Tante Katerine shrugged to show her indifference. “The American School was closed two years ago, but I assume Chi Fo is still in business.”
“You mind if I take the kid?”
“Why should I mind? I’m only a poor Russian, exiled from her country to this war-torn land, friendless and alone, who’s tried to give a decent home to this poor—”
She was going to the afterburners when Smalldane shot her down. “I don’t want to adopt him, goddamn it, Kate, I just want to buy him a pair of corduroy knickers so he can hear them squeak when he walks. It’s his birthright. I didn’t get any until I was almost eleven and before that I had to wear short pants. God knows what it did to me psychologically. I’m not sure, but maybe it’s already too late.”
“What do you mean too late?” she said.
“For the kid. Still,” he added thoughtfully, “perhaps he could do real fine as a female impersonator.”
“Take him!” she yelled. “Buy him anything you want to! Buy him the — the whole Bund!”
“How about it, Lucifer?” Smalldane said, still kneeling in front of me. “Would you like some knickers? The corduroy kind?”
I bowed in the Chinese fashion and then gave him my very best ail-American boy gap-toothed grin. “Very much, sir.”
“Good,” he said, rising. He turned to Tante Katerine. “Does he go to bed now or do you work him on the night shift?”
“Goddamn you, Gorman—” she began, but he whacked her on the rear with the palm of his hand and laughed. It’s still the most infectious laugh I’ve ever heard. Then she laughed and he took her hand and they almost raced upstairs. Neither one of them told me good night. Yen Chi brought me my cocoa and I drank it there in the reception hall and thought about Smalldane and the corduroy knickers and Tante Katerine. I had seen her go upstairs before on rare occasions with special “old friends” and it hadn’t bothered me. This time it did. I was only six and didn’t realize it at the time, but I had just met not only my first rival, but also my first male friend. Or maybe cobber, since I spoke as if I came from down that way.

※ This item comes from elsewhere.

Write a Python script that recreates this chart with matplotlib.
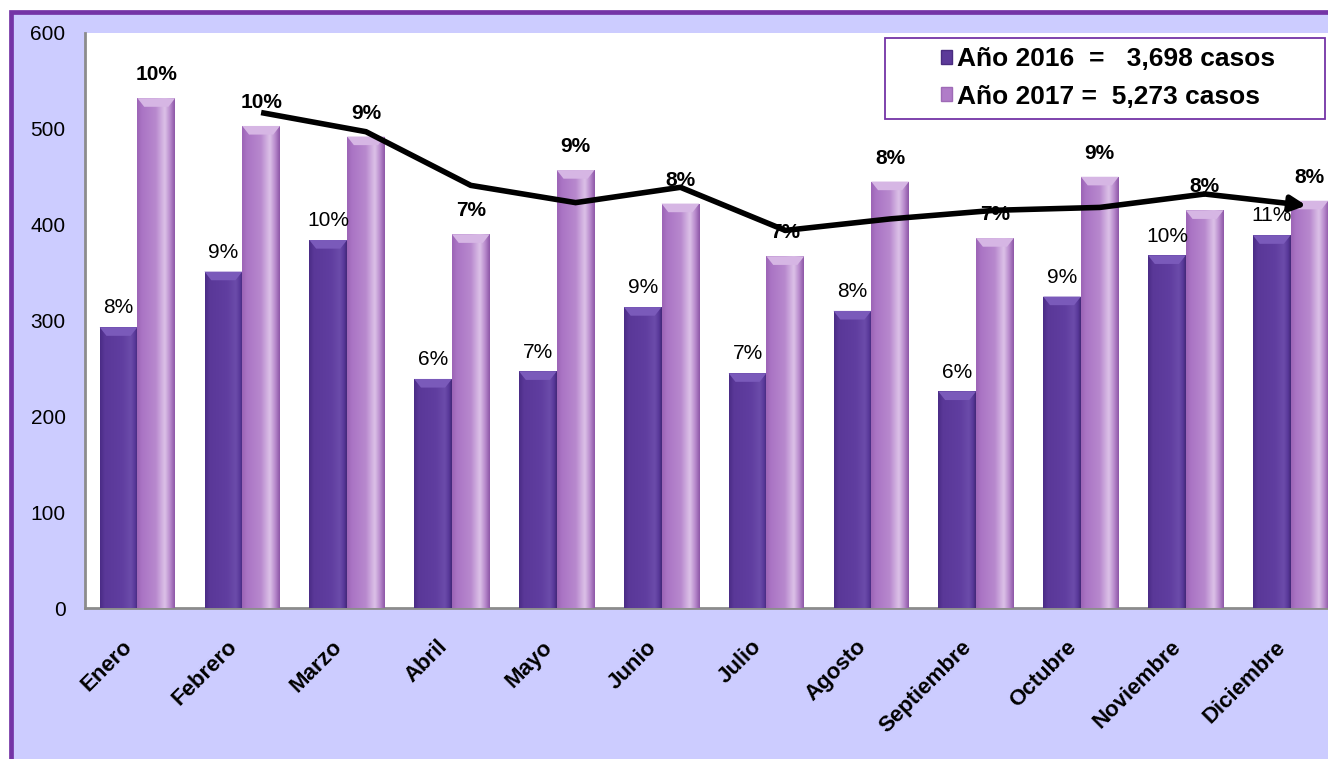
import matplotlib
matplotlib.use("Agg")
import matplotlib.pyplot as plt
from matplotlib.patches import Rectangle, Polygon
from matplotlib.colors import LinearSegmentedColormap
import numpy as np

plt.rcParams['font.family'] = ['Liberation Sans', 'DejaVu Sans']

months = ["Enero", "Febrero", "Marzo", "Abril", "Mayo", "Junio", "Julio",
          "Agosto", "Septiembre", "Octubre", "Noviembre", "Diciembre"]
cases_2016 = [293, 351, 384, 239, 247, 314, 245, 310, 226, 325, 368, 389]
cases_2017 = [532, 503, 492, 390, 457, 422, 367, 445, 386, 450, 415, 425]
pct_2016 = ["8%", "9%", "10%", "6%", "7%", "9%", "7%", "8%", "6%", "9%", "10%", "11%"]
pct_2017 = ["10%", "10%", "9%", "7%", "9%", "8%", "7%", "8%", "7%", "9%", "8%", "8%"]
# trend line (2-period moving average as drawn), starting at Febrero
trend_vals = [517, 497, 441, 423, 439, 394, 406, 415, 418, 432, 420]
legend_labels = ["Año 2016  =   3,698 casos", "Año 2017 =  5,273 casos"]
yticks = [0, 100, 200, 300, 400, 500, 600]

W, H = 1328, 759
fig = plt.figure(figsize=(W / 100, H / 100), dpi=100)
fig.patch.set_facecolor("white")

# lavender background with purple border
bg = Rectangle((10.5 / W, -0.05), 1.1, (H - 12) / H + 0.05, transform=fig.transFigure,
               facecolor="#CCCCFF", edgecolor="#7434A6", linewidth=3.4, zorder=-10)
fig.patches.append(bg)

ax = fig.add_axes([85 / W, 151 / H, (1343 - 85) / W, 575 / H])
ax.set_facecolor("white")

x = np.arange(len(months))
bw = 0.36
c16 = "#5C3A99"
c17 = "#B07CC8"
b16 = ax.bar(x - bw / 2, cases_2016, bw, color=c16, edgecolor="none", zorder=2)
b17 = ax.bar(x + bw / 2, cases_2017, bw, color=c17, edgecolor="none", zorder=2)

cm16 = LinearSegmentedColormap.from_list("g16", [
    (0.0, "#4A2C86"), (0.12, "#5A3898"), (0.6, "#603EA0"), (0.82, "#6C4CAA"),
    (0.93, "#58389A"), (1.0, "#432878")])
cm17 = LinearSegmentedColormap.from_list("g17", [
    (0.0, "#9C64B6"), (0.12, "#AA74C4"), (0.5, "#B889CE"), (0.74, "#DCC2E8"),
    (0.88, "#B98BCD"), (1.0, "#8E58A8")])
grad = np.linspace(0, 1, 64).reshape(1, -1)
for bars, cm, cap in ((b16, cm16, "#7A5ABA"), (b17, cm17, "#D6B6E4")):
    for b in bars:
        x0, w, h = b.get_x(), b.get_width(), b.get_height()
        im = ax.imshow(grad, cmap=cm, aspect="auto", extent=(x0, x0 + w, 0, h),
                       zorder=3, interpolation="bicubic")
        im.set_clip_path(b)
        # bevelled top cap
        d = 0.18 * w
        ax.add_patch(Polygon([(x0, h), (x0 + w, h), (x0 + w - d, h - 9), (x0 + d, h - 9)],
                             closed=True, facecolor=cap, edgecolor="none", zorder=4))
ax.set_aspect("auto")

for i in range(len(months)):
    ax.annotate(pct_2016[i], (x[i] - bw / 2, cases_2016[i]), xytext=(0, 7),
                textcoords="offset points", ha="center", va="bottom", fontsize=15, zorder=5)
    ax.annotate(pct_2017[i], (x[i] + bw / 2, cases_2017[i]), xytext=(0, 10),
                textcoords="offset points", ha="center", va="bottom", fontsize=15,
                fontweight="bold", zorder=5)

tx = x[1:] + bw / 2
ax.plot(tx[:-1], trend_vals[:-1], color="black", lw=4, zorder=6, solid_capstyle="butt",
        solid_joinstyle="miter")
ax.annotate("", xy=(tx[-1] - 0.03, trend_vals[-1]), xytext=(tx[-2], trend_vals[-2]),
            arrowprops=dict(arrowstyle="-|>,head_length=0.9,head_width=0.45",
                            color="black", lw=4, shrinkA=0, shrinkB=0), zorder=6)

ax.set_xlim(-0.5, len(months) - 0.5)
ax.set_ylim(0, 600)
ax.set_yticks(yticks)
ax.set_yticklabels([str(v) for v in yticks], fontsize=15)
ax.tick_params(axis="y", length=0, pad=14)
ax.tick_params(axis="x", length=0)
ax.set_xticks(x)
ax.set_xticklabels([])
for i, m in enumerate(months):
    ax.annotate(m, (x[i], 0), xytext=(-11, -20.5), textcoords="offset points",
                rotation=45, ha="right", va="top", rotation_mode="anchor",
                fontsize=16, fontweight="bold", annotation_clip=False)

for s in ("top", "right"):
    ax.spines[s].set_visible(False)
ax.spines["left"].set_color("#8C8C8C")
ax.spines["bottom"].set_color("#8C8C8C")
ax.spines["left"].set_linewidth(2)
ax.spines["bottom"].set_linewidth(2)

# legend box
fig.patches.append(Rectangle((885 / W, 1 - 119 / H), (1325 - 885) / W, 81 / H,
                             transform=fig.transFigure, facecolor="white",
                             edgecolor="#7434A6", linewidth=1.3, zorder=10))
handles = [Rectangle((0, 0), 1, 1, facecolor=c16, edgecolor="#4A2C80"),
           Rectangle((0, 0), 1, 1, facecolor=c17, edgecolor="#9E6AB6")]
leg = fig.legend(handles, legend_labels, loc="center left", bbox_to_anchor=(928 / W, 1 - 78 / H),
                 frameon=False, prop=dict(size=19, weight="bold"), handlelength=0.4,
                 handleheight=0.45, handletextpad=0.2, labelspacing=0.5, borderpad=0)
leg.set_zorder(11)

fig.savefig("out.png", dpi=100)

Gorman Smalldane had been a twenty-seven-year-old reporter for United Press in 1932 when he met Tante Katerine in Mukden. The Japanese invasion of Manchuria had just begun and Tante Katerine wanted out. With Smalldane’s help, she made it to Shanghai where she went into business for herself, found a wealthy Chinese protector or patron, who turned out to be the local version of Lucky Luciano, and opened her sin palace in 1933.
Her sponsor was Du Wei-sung (some spelled it Dou-Yen-Seng or even Fu-Seng), a peasant who had started out in the best Horatio Alger tradition as a fruit hawker in the French Concession. Ambitious, tough, and completely ruthless, Du staked out the opium trade as his own private monopoly. He also branched out into gambling, prostitution and the protection racket, operating eventually out of a luxurious high-walled compound in the French Concession.
A self-cured opium addict himself, which indicated his singlemindedness, Du fully appreciated the rich potential that lay within a drug monopoly. He dominated the opium traffic completely after he combined the Red and Green Societies, two rival groups that had started out as secret political fraternities but had degenerated into criminal gangs interested in anything that would turn a quick Shanghai dollar. Before Du merged the rival mobs they spent much of their time shooting each other up on Shanghai’s west side.